“Padahal berdasarkan outlook pemerintah sendiri di 2019 rasio utangnya akan tembus diatas 32 persen. Jadi yang dimaksud masih aman di bawah 30 persen ya cuma tahun ini saja,” ujarnya.

Sebenernya bukan rasio utang saja yang dipersoalkan, tapi penggunaan utangnya juga. Kata dia, klaim bahwa utang untuk kegiatan produktif, termasuk untuk infrastruktur. Itu sangat lemah. “Faktanya realisasi belanja modal selama dua tahun terakhir hanya mencapai 78-80 persen,” kata dia.

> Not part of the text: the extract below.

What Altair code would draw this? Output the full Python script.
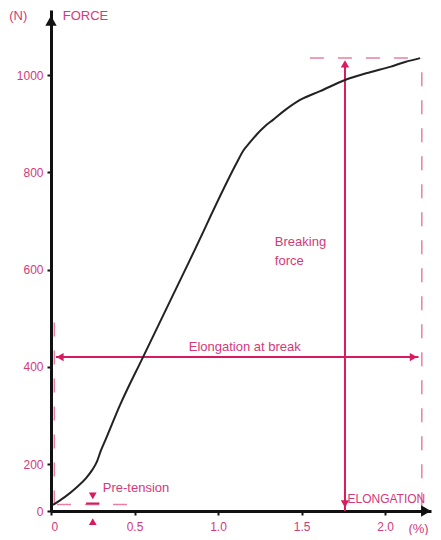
import altair as alt
import pandas as pd

# ---- data ----
elongation = [0.012, 0.084, 0.156, 0.21, 0.246, 0.275, 0.299, 0.323, 0.413, 0.551, 0.832, 1.108,
              1.15, 1.192, 1.234, 1.281, 1.329, 1.401, 1.491, 1.611, 1.76, 1.91, 2.03, 2.12, 2.21]
force = [26, 60, 102, 140, 174, 205, 228, 247, 321, 420, 620, 817,
         844, 862, 879, 895, 908, 928, 949, 967, 990, 1006, 1017, 1027, 1035]

x_ticks = [0, 0.5, 1.0, 1.5, 2.0]
y_ticks = [0, 200, 400, 600, 800, 1000]

break_elong = 2.22
break_force = 1035
pre_tension = 28
pre_tension_elong = 0.25
breaking_arrow_x = 1.76
elong_arrow_y = 420

PINK = "#d81b60"
PINK_TXT = "#d4397a"
PINK_DASH = "#e9809f"
FONT = "Liberation Sans"

curve_df = pd.DataFrame({"x": elongation, "y": force})

solid_df = pd.DataFrame({
    "x":  [breaking_arrow_x, 0.03, 0.21],
    "y":  [0, elong_arrow_y, pre_tension + 4],
    "x2": [breaking_arrow_x, 2.2, 0.29],
    "y2": [break_force - 8, elong_arrow_y, pre_tension + 4],
})

dash_df = pd.DataFrame({
    "x":  [0.02, break_elong, 1.55, 0.036],
    "y":  [pre_tension, 20, break_force, pre_tension],
    "x2": [0.02, break_elong, break_elong, 0.506],
    "y2": [500, break_force, break_force, pre_tension],
})

arrow_df = pd.DataFrame({
    "x": [0, 2.245, breaking_arrow_x, breaking_arrow_x, 0.054, 2.17, pre_tension_elong, pre_tension_elong],
    "y": [1112, 0, 1023, 30, elong_arrow_y, elong_arrow_y, 64, -45],
    "shape": ["triangle-up", "triangle-right", "triangle-up", "triangle-down",
              "triangle-left", "triangle-right", "triangle-down", "triangle-up"],
    "size": [130, 130, 70, 70, 70, 70, 60, 60],
    "color": ["#111", "#111", PINK, PINK, PINK, PINK, PINK, PINK],
})

text_left_df = pd.DataFrame({
    "x": [-0.25, 0.07, 1.775, 2.14, 1.34, 1.34, 0.31],
    "y": [1122, 1122, 50, -75, 657, 617, 98],
    "text": ["(N)", "FORCE", "ELONGATION", "(%)", "Breaking", "force", "Pre-tension"],
    "fs": [13, 13, 12, 13, 13, 13, 13],
})

text_center_df = pd.DataFrame({
    "x": [1.16],
    "y": [440],
    "text": ["Elongation at break"],
})

xs = alt.Scale(domain=[0, 2.275], nice=False, zero=False)
ys = alt.Scale(domain=[0, 200, 1134], range=[501, 454, 0], nice=False, zero=False)

xaxis = alt.Axis(values=x_ticks, title=None, grid=False, domain=True, domainColor="#111",
                 domainWidth=3, tickColor="#111", tickWidth=2, tickSize=4,
                 labelColor=PINK_TXT, labelFont=FONT, labelFontSize=12, labelPadding=6,
                 labelExpr="datum.value == 0 ? '0' : format(datum.value, '.1f')")
yaxis = alt.Axis(values=y_ticks, title=None, grid=False, domain=True, domainColor="#111",
                 domainWidth=3, tickColor="#111", tickWidth=2, tickSize=4, format="d",
                 labelColor=PINK_TXT, labelFont=FONT, labelFontSize=12, labelPadding=4)

X = alt.X("x:Q", scale=xs, axis=xaxis)
Y = alt.Y("y:Q", scale=ys, axis=yaxis)

curve = alt.Chart(curve_df).mark_line(color="#222", strokeWidth=2, interpolate="monotone").encode(x=X, y=Y)

solid = alt.Chart(solid_df).mark_rule(color=PINK, strokeWidth=2).encode(
    x=X, y=Y, x2="x2:Q", y2="y2:Q")

dashed = alt.Chart(dash_df).mark_rule(color=PINK_DASH, strokeWidth=1.5, strokeDash=[14, 14]).encode(
    x=X, y=Y, x2="x2:Q", y2="y2:Q")

arrows = alt.Chart(arrow_df).mark_point(filled=True, opacity=1, strokeWidth=0).encode(
    x=X, y=Y,
    shape=alt.Shape("shape:N", scale=None),
    size=alt.Size("size:Q", scale=None),
    color=alt.Color("color:N", scale=None),
)

texts_left = alt.Chart(text_left_df).mark_text(
    align="left", baseline="middle", font=FONT, color=PINK_TXT).encode(
    x=X, y=Y, text="text:N", size=alt.Size("fs:Q", scale=None))

texts_center = alt.Chart(text_center_df).mark_text(
    align="center", baseline="middle", font=FONT, fontSize=13, color=PINK_TXT).encode(
    x=X, y=Y, text="text:N")

chart = alt.layer(dashed, solid, curve, arrows, texts_left, texts_center).properties(
    width=380, height=501,
    autosize=alt.AutoSizeParams(type="none"),
    padding={"left": 43, "top": 2, "right": 2, "bottom": 24},
    background="white",
).configure_view(stroke=None)

chart.save("out.html", embed_options={"renderer": "svg", "actions": False})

Oleh karena itu solusinya sekarang adalah alokasi utang dan realisasi belanja modalnya perlu didorong. “Apalagi penggunaan utang juga terbukti kurang efisien karena Silpa belanja pemerintah juga masih di atas Rp24 triliun. Itu kan namanya utang mubazir karena penyerapannya, trutama untuk dana perimbangan masih belum optimal,” kritik dia.

Berdasar informasi dari website Direktorat Jenderak Pengelolaan Pembiayaan dan Risiko Kementerian Keuangan, utang pemerintah terus melonjak. Per 31 Agustus 2017, mencapai Rp3.825,79 triliun, terdiri dari Surat Berharga Negara (SBN) sebesar Rp3.087,95 triliun (atau 80,7 persen) dan pinjaman sebesar Rp737,85 triliun (atau 19,3 persen).

Penambahan utang neto selama bulan Agustus 2017 itu adalah Rp45,81 triliun yang berasal dari penerbitan SBN (neto) sebesar Rp42,95 triliun dan penarikan pinjaman (neto) sebesar Rp2,87 triliun.